Drive through the yellow mustard fields of Kishanpur reserve and vast sugarcane fields. This densely covered jungle with trees like teak and Sal and interspersed with meadows and streams is a vibrant ecosystem supporting a variety of birds and is home to the Royal Bengal tiger.

Elephant safari

Take an elephant safari from the park's front gate through the forest, crunching along Teak trees, thick undergrowth, and tall grass, to spot the Indian one-horned rhino. Don't miss spotting the endangered Barasingha.

Interact with Tharu tribals

The Tharu tribe lives in serenity with nature, working with sugarcane fields, building environmentally friendly homes out of mud, straw, and manure, with huge mud containers storing grains. The women are known for their colourful attire and chunky jewelry and are also engaged in crafts like weaving dhurries, and baskets out of local grass and figs.

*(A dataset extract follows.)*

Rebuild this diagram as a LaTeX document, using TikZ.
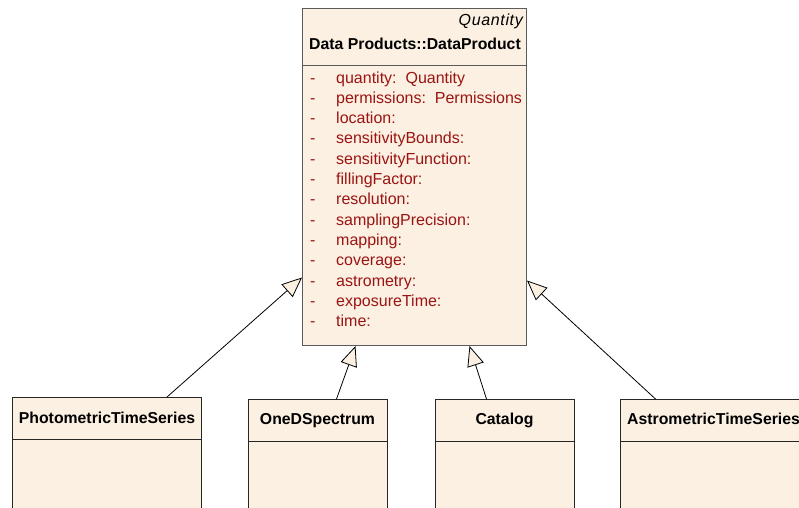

Engage a local guide to explore the Tharu villages.

More attractions

Banke tal

Tigers and Four-headed antelopes can be found over here. 2014 turned out to be a year of a surprise for them as the Ruddy-Mongoose was spotted here for the first time in History.

Frog temple

The Frog Temple has an intricate structure due to which it is considered to be one of the oldest temples across India. The peaceful ambience surrounding the shrine along with the inspiring architecture doesn't fail to surprise the tourists.